In sum, the Vilna Gaon speaks of the three evil middos that take a person from the world:

  • QIn’ah = Ka’as – anger, which is either
    • suppressed and become mirmah (duplicity) or
    • expressed and becomes ra (destructive evil).
  • Ta’avah – desire, either
    • for pleasures, which is lazy and wants immediate satisfaction, or
    • for money and power (chemdah) which one pursues actively.
  • Ga’avah = Kavod – honor, either
    • expressed to others as snobbiness or
    • a conceit one fosters within oneself.

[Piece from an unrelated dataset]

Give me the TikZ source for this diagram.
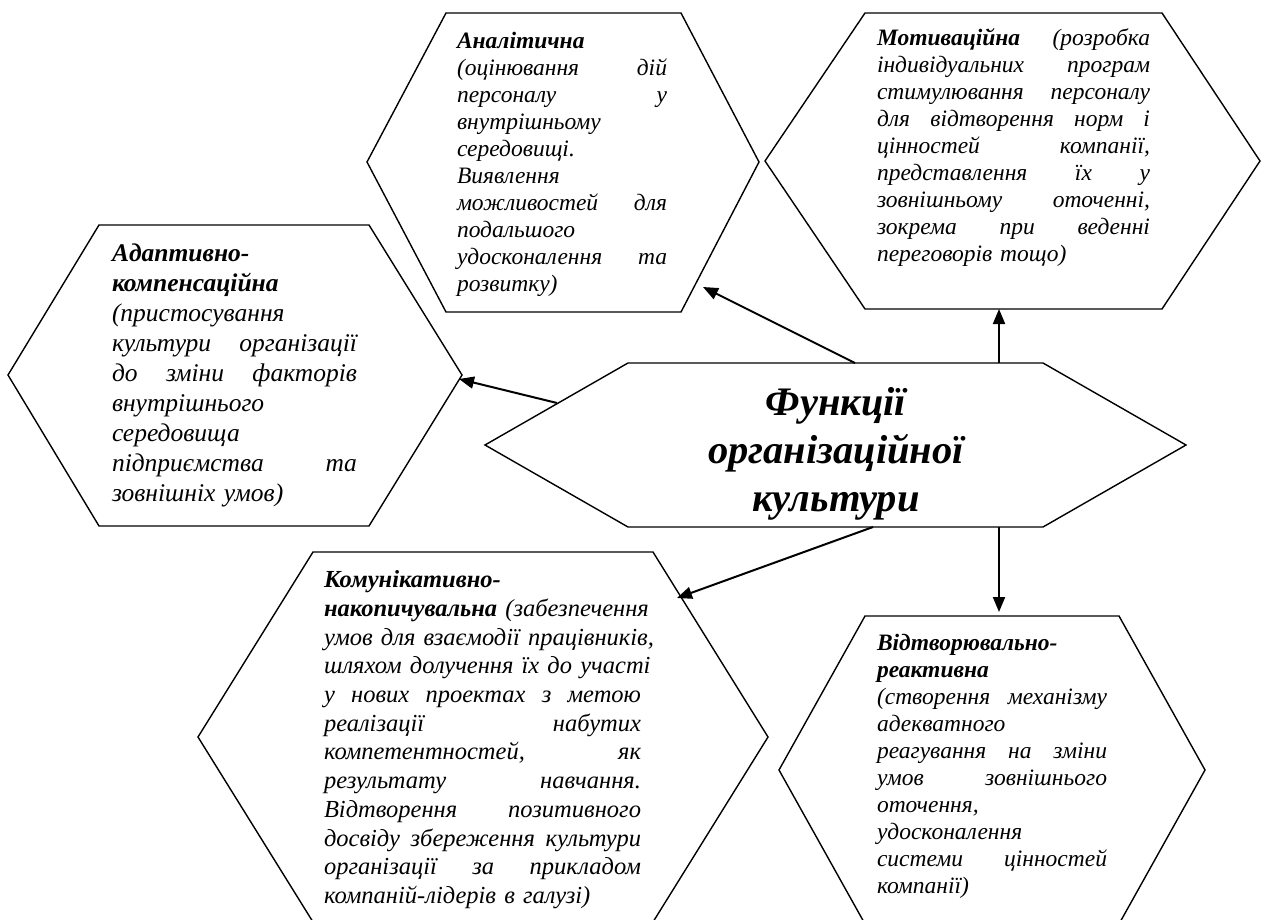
\documentclass[tikz,border=0pt]{standalone}
\usepackage{fontspec}
\setmainfont{Liberation Serif}
\usetikzlibrary{arrows.meta}
\newcommand\jl[1]{\par\hbox to\hsize{\strut #1}}
\newcommand\fl[1]{\par\hbox to\hsize{\strut #1\hfil}}
\newcommand\cl[1]{\par\hbox to\hsize{\hfil\strut #1\hfil}}
\tikzset{
  hexa/.style={draw=black, line width=1.4pt, line join=miter},
  conn/.style={draw=black, line width=2pt, -{Triangle[length=15pt,width=12pt]}},
  txt/.style={anchor=north west, inner sep=0pt, outer sep=0pt},
  fsA/.style={font=\fontsize{23.5}{27}\selectfont\itshape},
  fsB/.style={font=\fontsize{25.5}{30}\selectfont\itshape},
  fsC/.style={font=\fontsize{24.5}{28.7}\selectfont\itshape},
  fsD/.style={font=\fontsize{40.5}{48}\selectfont\bfseries\itshape},
}
\begin{document}
\begin{tikzpicture}[x=1pt,y=-1pt]
\useasboundingbox (0,0) rectangle (1261,920);
\fill[white] (0,0) rectangle (1261,920);
\clip (0,0) rectangle (1261,920);

% hexagons
\draw[hexa] (367,162) -- (446,13) -- (681,13) -- (759,162) -- (681,312) -- (446,312) -- cycle;
\draw[hexa] (765,161) -- (865,13) -- (1162,13) -- (1260,161) -- (1162,309) -- (865,309) -- cycle;
\draw[hexa] (8,375) -- (99,225) -- (369,225) -- (462,375) -- (369,526) -- (99,526) -- cycle;
\draw[hexa] (485,445) -- (628,363) -- (1043,363) -- (1186,445) -- (1043,527) -- (628,527) -- cycle;
\draw[hexa] (198,737) -- (313,552) -- (653,552) -- (768,737) -- (653,922) -- (313,922) -- cycle;
\draw[hexa] (779,770) -- (865,616) -- (1119,616) -- (1205,770) -- (1119,924) -- (865,924) -- cycle;

% texts
\node[txt, fsA, text width=210pt] (analit) at (457,22) {%
\fl{\textbf{Аналітична}}
\jl{(оцінювання \hfil дій}
\jl{персоналу \hfil у}
\fl{внутрішньому}
\fl{середовищі.}
\fl{Виявлення}
\jl{можливостей \hfil для}
\fl{подальшого}
\jl{удосконалення \hfil та}
\fl{розвитку)}};

\node[txt, fsA, text width=273pt] (motiv) at (877,19) {%
\jl{\textbf{Мотиваційна} \hfil (розробка}
\jl{індивідуальних \hfil програм}
\jl{стимулювання \hfil персоналу}
\jl{для \hfil відтворення \hfil норм \hfil і}
\jl{цінностей \hfil компанії,}
\jl{представлення \hfil їх \hfil у}
\jl{зовнішньому \hfil оточенні,}
\jl{зокрема \hfil при \hfil веденні}
\fl{переговорів тощо)}};

\node[txt, fsB, text width=245pt] (adapt) at (112,232) {%
\fl{\textbf{Адаптивно-}}
\fl{\textbf{компенсаційна}}
\fl{(пристосування}
\jl{культури \hfil організації}
\jl{до \hfil зміни \hfil факторів}
\fl{внутрішнього}
\fl{середовища}
\jl{підприємства \hfil та}
\fl{зовнішніх умов)}};

\node[txt, fsD, text width=400pt] (center) at (636,367) {%
\cl{Функції}
\cl{організаційної}
\cl{культури}};

\node[txt, fsC, text width=317pt] (komun) at (324,559) {%
\fl{\textbf{Комунікативно-}}
\jl{\textbf{накопичувальна} \hfil (забезпечення}
\jl{умов \hfil для \hfil взаємодії \hfil працівників,}
\jl{шляхом \hfil долучення \hfil їх \hfil до \hfil участі}
\jl{у \hfil нових \hfil проектах \hfil з \hfil метою}
\jl{реалізації \hfil набутих}
\jl{компетентностей, \hfil як}
\jl{результату \hfil навчання.}
\jl{Відтворення \hfil позитивного}
\jl{досвіду \hfil збереження \hfil культури}
\jl{організації \hfil за \hfil прикладом}
\fl{компаній-лідерів в галузі)}};

\node[txt, fsA, text width=230pt] (vidtv) at (877,623) {%
\fl{\textbf{Відтворювально-}}
\fl{\textbf{реактивна}}
\jl{(створення \hfil механізму}
\fl{адекватного}
\jl{реагування \hfil на \hfil зміни}
\jl{умов \hfil зовнішнього}
\fl{оточення,}
\fl{удосконалення}
\jl{системи \hfil цінностей}
\fl{компанії)}};

% connector end points
\coordinate (sA) at (855,363);
\coordinate (eA) at (703,287);
\coordinate (sM) at (999,363);
\coordinate (eM) at (999,309);
\coordinate (sAd) at (557,403);
\coordinate (eAd) at (459,379);
\coordinate (sK) at (873,527);
\coordinate (eK) at (677,598);
\coordinate (sV) at (999,527);
\coordinate (eV) at (999,612);

\draw[conn] (sA) -- (eA);
\draw[conn] (sM) -- (eM);
\draw[conn] (sAd) -- (eAd);
\draw[conn] (sK) -- (eK);
\draw[conn] (sV) -- (eV);
\end{tikzpicture}
\end{document}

The Maharal works with a similar three, however to him they represent two different things. In terms of excess of longing for each world in which we live:

  • Qin’ah jealousy is wanting more than our place, not just walking the path to shmayim.
  • Ta’avah — too much longing for the pleasures of this world: food, sex, another hour’s sleep, etc…
  • Kavod — too much interest in the self yields egotism

In terms of deficiencies to how we relate those we encounter in each world:

  • Idolatry – the obvious antithesis of serving Hashem
  • Murder – the obvious antithesis of being kind to the other people we encounter in this world.
  • Sexual immoralityhere it’s not being described as too much desire for this world, but too little interest in refining oneself, the ultimate goal of Torah and the universe between our ears. After all, when looking at our actions’ impacts on others, the only ones harmed by consentual sex is the participants themselves.

(I must confess I find the Maharal’s model harder to understand how they fit than the other two.)

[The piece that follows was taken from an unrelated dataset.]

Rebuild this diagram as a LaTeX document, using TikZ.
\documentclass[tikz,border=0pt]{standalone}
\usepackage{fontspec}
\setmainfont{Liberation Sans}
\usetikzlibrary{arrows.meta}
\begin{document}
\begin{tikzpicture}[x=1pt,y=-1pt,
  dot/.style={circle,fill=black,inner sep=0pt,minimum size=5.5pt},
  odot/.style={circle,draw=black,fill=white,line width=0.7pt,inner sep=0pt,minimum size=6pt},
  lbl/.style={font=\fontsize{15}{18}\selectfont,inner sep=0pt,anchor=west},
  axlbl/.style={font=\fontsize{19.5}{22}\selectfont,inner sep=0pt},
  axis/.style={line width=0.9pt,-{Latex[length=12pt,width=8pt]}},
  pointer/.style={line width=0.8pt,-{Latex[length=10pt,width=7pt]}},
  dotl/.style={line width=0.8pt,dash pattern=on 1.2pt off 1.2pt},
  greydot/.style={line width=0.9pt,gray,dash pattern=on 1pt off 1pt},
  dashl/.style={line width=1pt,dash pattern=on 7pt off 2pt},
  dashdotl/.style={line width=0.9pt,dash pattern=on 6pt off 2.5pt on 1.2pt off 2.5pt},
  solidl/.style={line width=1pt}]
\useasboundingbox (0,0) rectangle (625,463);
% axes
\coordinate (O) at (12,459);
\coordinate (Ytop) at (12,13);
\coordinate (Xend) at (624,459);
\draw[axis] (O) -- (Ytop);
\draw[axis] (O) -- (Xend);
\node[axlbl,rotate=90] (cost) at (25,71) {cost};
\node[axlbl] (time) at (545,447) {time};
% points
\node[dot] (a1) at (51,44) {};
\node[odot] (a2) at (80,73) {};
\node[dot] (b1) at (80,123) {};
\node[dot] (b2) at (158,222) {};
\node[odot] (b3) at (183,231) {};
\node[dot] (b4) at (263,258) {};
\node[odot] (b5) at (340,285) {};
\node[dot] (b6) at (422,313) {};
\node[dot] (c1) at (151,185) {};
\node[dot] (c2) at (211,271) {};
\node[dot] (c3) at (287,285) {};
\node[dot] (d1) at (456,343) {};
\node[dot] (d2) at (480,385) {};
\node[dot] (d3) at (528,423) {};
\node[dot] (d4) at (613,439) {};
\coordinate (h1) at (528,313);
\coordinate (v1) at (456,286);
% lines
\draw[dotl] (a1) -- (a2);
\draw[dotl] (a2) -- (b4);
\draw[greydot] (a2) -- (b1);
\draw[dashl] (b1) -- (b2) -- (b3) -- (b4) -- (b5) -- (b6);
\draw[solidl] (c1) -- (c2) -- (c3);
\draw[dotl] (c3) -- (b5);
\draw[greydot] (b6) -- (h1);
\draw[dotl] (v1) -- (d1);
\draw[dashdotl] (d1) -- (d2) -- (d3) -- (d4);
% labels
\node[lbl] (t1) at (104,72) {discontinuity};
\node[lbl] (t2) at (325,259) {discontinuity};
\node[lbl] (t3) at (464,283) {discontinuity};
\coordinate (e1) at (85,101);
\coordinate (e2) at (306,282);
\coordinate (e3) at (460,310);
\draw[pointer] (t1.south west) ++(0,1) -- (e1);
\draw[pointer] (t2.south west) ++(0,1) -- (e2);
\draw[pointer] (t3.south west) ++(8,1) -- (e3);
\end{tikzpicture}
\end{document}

Last, the Maharsha’s three middos ra’os are those of Bil’am:

  • Ruach gavoha / gasas ruach — ego and ruling over others. This seems pretty similar to the Gr”a’s understanding of “ga’avah“, in particular “ga’on“, even down to terms each use.
  • Ayin hara — looking and chasing after things that aren’t theirs. Again, sounds much like ta’avah as described by the Gaon.
  • Nefesh rechavah – the pursuit of wealth, what the Gaon called chemdah.

It is important to note how all consider the basic human condition to come in threes, even if they don’t agree what the three are. The same is true of Freud’s Id-Ego-Super Ego, Adler’s Child-Adult-Parent, etc… Why?

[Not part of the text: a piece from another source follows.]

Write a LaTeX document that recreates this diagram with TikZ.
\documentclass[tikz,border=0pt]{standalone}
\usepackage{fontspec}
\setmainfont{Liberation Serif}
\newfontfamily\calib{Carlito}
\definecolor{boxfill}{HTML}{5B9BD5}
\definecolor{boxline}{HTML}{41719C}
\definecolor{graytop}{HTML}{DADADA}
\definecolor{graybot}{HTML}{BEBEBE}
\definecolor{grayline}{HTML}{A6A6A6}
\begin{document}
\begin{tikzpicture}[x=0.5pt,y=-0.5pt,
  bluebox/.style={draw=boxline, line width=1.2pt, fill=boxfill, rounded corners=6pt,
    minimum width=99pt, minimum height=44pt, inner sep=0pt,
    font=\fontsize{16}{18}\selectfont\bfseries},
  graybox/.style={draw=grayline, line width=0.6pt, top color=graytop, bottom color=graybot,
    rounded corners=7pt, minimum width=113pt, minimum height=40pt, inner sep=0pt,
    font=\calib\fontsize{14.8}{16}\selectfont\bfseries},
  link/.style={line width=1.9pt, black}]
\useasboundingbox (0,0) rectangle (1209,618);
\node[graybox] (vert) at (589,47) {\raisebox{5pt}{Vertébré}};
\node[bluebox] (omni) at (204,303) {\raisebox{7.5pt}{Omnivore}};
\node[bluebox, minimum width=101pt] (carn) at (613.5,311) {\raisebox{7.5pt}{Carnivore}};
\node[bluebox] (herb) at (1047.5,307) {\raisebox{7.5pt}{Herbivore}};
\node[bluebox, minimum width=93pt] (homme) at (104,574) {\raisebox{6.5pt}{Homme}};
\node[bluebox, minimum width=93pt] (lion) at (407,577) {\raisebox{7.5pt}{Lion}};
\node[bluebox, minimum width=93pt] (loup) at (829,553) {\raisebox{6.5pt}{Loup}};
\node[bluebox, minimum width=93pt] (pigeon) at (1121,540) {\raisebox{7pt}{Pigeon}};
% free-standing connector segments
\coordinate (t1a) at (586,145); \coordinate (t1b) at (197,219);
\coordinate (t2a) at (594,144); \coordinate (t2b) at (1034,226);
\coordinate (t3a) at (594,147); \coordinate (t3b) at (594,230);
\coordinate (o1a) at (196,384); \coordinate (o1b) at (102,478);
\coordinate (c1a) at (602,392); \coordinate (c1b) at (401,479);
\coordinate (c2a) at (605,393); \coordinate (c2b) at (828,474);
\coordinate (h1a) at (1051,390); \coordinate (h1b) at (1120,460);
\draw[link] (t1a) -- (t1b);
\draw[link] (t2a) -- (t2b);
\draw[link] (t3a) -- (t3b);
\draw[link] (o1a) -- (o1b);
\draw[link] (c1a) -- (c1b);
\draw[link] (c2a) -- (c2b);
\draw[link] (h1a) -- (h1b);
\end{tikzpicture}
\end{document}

When the alarm goes off, a person is conflicted. We can group his calls into two. One side realizes he has important things to accomplish that day, he has to get to shul, not be too late to his job, etc… The other just wants to hit the snooze button and get more sleep. Or, in choosing whether or not to sin, the yeitzer hatov says one thing, the yeitzer hara is recommending another. A movie or television show has a person making a decision, and they have a little image of him dressed as an angel on one shoulder, and another dressed as a devil on the other.

But you notice in those pictures, there are always three images of the person — the two angels, and the person himself. When I hear opposing callings from each yeitzer, or my body wants one thing and my sense of duty says another, there is always an “I” doing the hearing who has to decide between them. In the courtroom of my mind, there is a lawyer arguing each side, and a judge.

Decision making inherently conjures up three entities. And being a person is all about freedom of will.

In future posts I’ll have much more to say about this tripartite nature of man. In fact, it’s surprising I haven’t gone very far on this topic before now.